The 1987 hurricane was a cataclysmic event in recent British history.
Not only did it wreak a trail of destruction, but it seemed that the country's climate, normally so temperate, had been subject
to the kind of extremes normally associated with more tropical regions of the
world.
Hurricane Dub depicted the reactions of one Jamaican couple
(Norman Beaton, Angela
Wynter) to the event. To the woman it seemed as if the Day of Judgment had arrived: God willed the tempest on his people
as punishment for their sins. The man was more concerned about the future of his brand new Mercedes,
and whether or not it had been struck by falling trees. The play was notable for its adept use of language, in which sounds
assumed as much significance as sense. The two principals sustained the dub rhythms, supported by an ingenious use of sound-effects
- the ringing of the telephone, for instance. The fact that the dialogue and sound-effects were in rhythmical harmony emphasized
the idea of community - everyone was bonding together to resist the effects of the hurricane.

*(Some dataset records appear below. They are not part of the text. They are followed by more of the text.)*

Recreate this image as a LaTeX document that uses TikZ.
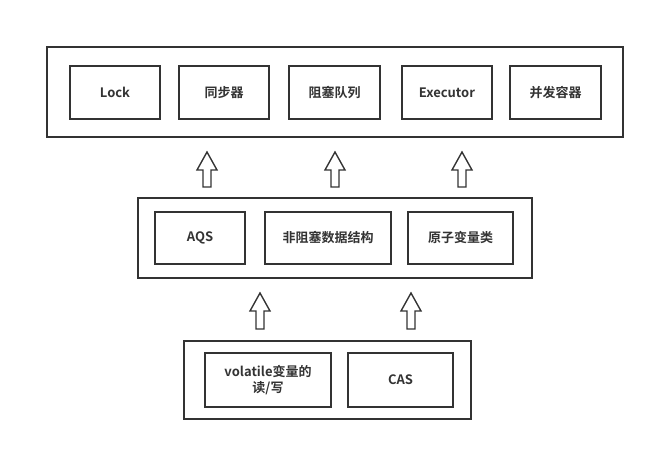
\documentclass[tikz,border=0pt]{standalone}
\usepackage{fontspec}
\setmainfont{Noto Sans CJK SC}[BoldFont={Noto Sans CJK SC Bold}]
\begin{document}
\begin{tikzpicture}[x=1pt,y=-1pt,
  outerbox/.style={draw=black!80,line width=2pt,inner sep=0pt,outer sep=0pt,rectangle},
  innerbox/.style={draw=black!80,line width=2pt,inner sep=0pt,outer sep=0pt,rectangle,
    font=\fontsize{13pt}{16pt}\selectfont\bfseries,text=black!80,align=center},
  blockarrow/.style={draw=black!80,line width=1.4pt,fill=white,line join=miter}]
\useasboundingbox (0,0) rectangle (654,452);
\newcommand{\uparrowshape}[3]{%
  \draw[blockarrow] (#1,#2) -- ++(10,18) -- ++(-6,0) -- (#1+4,#3) -- (#1-4,#3) -- (#1-4,#2+18) -- ++(-6,0) -- cycle;}
% top layer
\node[outerbox,minimum width=576pt,minimum height=90pt] (top) at (335,92) {};
\node[innerbox,minimum width=90pt,minimum height=53pt] (lock) at (115,92.5) {Lock};
\node[innerbox,minimum width=90pt,minimum height=53pt] (sync) at (224,92.5) {同步器};
\node[innerbox,minimum width=91pt,minimum height=53pt] (bq) at (334.5,92.5) {阻塞队列};
\node[innerbox,minimum width=90pt,minimum height=53pt] (exec) at (447,92.5) {Executor};
\node[innerbox,minimum width=91pt,minimum height=53pt] (cc) at (555.5,92.5) {并发容器};
% middle layer
\node[outerbox,minimum width=394pt,minimum height=80pt] (mid) at (335,238) {};
\node[innerbox,minimum width=90pt,minimum height=52pt] (aqs) at (200,238) {AQS};
\node[innerbox,minimum width=126pt,minimum height=52pt] (nb) at (328,238) {非阻塞数据结构};
\node[innerbox,minimum width=105pt,minimum height=52pt] (atom) at (460.5,238) {原子变量类};
% bottom layer
\node[outerbox,minimum width=287pt,minimum height=78pt] (bot) at (327.5,380) {};
\node[innerbox,minimum width=126pt,minimum height=54pt] (vol) at (268,380) {volatile变量的\\读/写};
\node[innerbox,minimum width=105pt,minimum height=54pt] (cas) at (400.5,380) {CAS};
% arrows
\uparrowshape{207}{152}{187}
\uparrowshape{335}{152}{187}
\uparrowshape{462}{152}{187}
\uparrowshape{260}{293}{329}
\uparrowshape{411}{293}{329}
\end{tikzpicture}
\end{document}
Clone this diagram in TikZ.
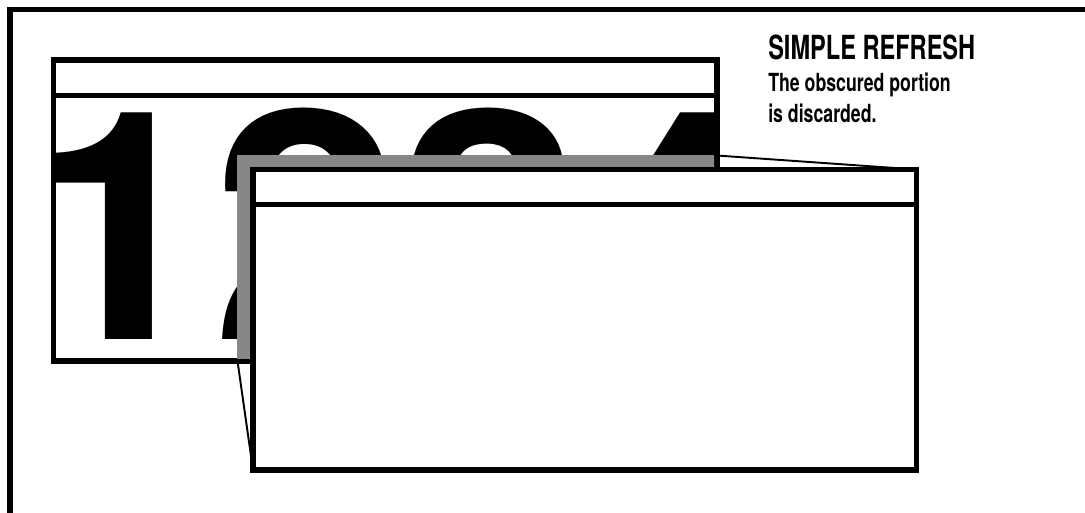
\documentclass[tikz,border=0pt]{standalone}
\usepackage{fontspec}
\setmainfont{TeX Gyre Heros}
\definecolor{shadegray}{HTML}{878787}
\tikzset{
  win/.style={draw=black,line width=3.2pt,fill=white},
  bar/.style={line width=2.6pt},
  guide/.style={line width=1.1pt},
  caption/.style={inner sep=0pt,anchor=base west,xscale=0.71}
}
\begin{document}
\begin{tikzpicture}[x=0.02cm,y=-0.02cm]
    \useasboundingbox (0,0) rectangle (1085,512);
    \clip (0,0) rectangle (1085,512);
    % outer frame, running off the right and bottom
    \draw[line width=3.4pt] (10,9.5) rectangle (1120,540);
    % back window
    \coordinate (bnw) at (53.5,60);
    \coordinate (bse) at (717,361);
    \draw[win] (bnw) rectangle (bse);
    \begin{scope}
        \clip (56,98) rectangle (714,358);
        \node[anchor=base west,inner sep=0pt,xscale=1.05,
              font=\bfseries\fontsize{182}{182}\selectfont] (digits) at (25,339) {1234};
        \fill[shadegray] (237,155) rectangle (740,380);
    \end{scope}
    \draw[bar] (bnw |- 0,95.5) -- (bse |- 0,95.5);
    % obscured portion and front window
    \coordinate (gne) at (717,155.5);
    \coordinate (gsw) at (237.5,361);
    \coordinate (fnw) at (253,169.5);
    \coordinate (fse) at (916.5,470);
    \draw[guide] (gne) -- (fse |- fnw);
    \draw[guide] (gsw) -- (fnw |- fse);
    \draw[win] (fnw) rectangle (fse);
    \draw[line width=2.3pt] (fnw |- 0,204.5) -- (fse |- 0,204.5);
    % caption
    \node[caption,font=\bfseries\fontsize{18.9}{20}\selectfont] (title) at (768,59) {SIMPLE REFRESH};
    \node[caption,font=\bfseries\fontsize{14.2}{16}\selectfont] (note) at (768,91) {The obscured portion};
    \node[caption,font=\bfseries\fontsize{14.2}{16}\selectfont] (note2) at (768,122) {is discarded.};
\end{tikzpicture}
\end{document}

Author Zephaniah used the characters' experience of the hurricane to
reflect on other aspects of their lives - for example, the man's past life in Jamaica, where he experienced comfortable companionship
sustained by rum and marijuana. Although his existence had changed radically, as he tried to eke out a living in one of London's
less salubrious suburbs, he drew on his past as a way of enriching the present. The hurricane had made him consider exactly
why he had been placed on this earth.
The play ended with the repeated phrase "what a night," which not only
referred to the weather, but to the ways in which the protagonists had reflected on their lives. Benjamin Zephaniah's entertaining
half-hour playlet from 1988 was directed by Jeremy Mortimer.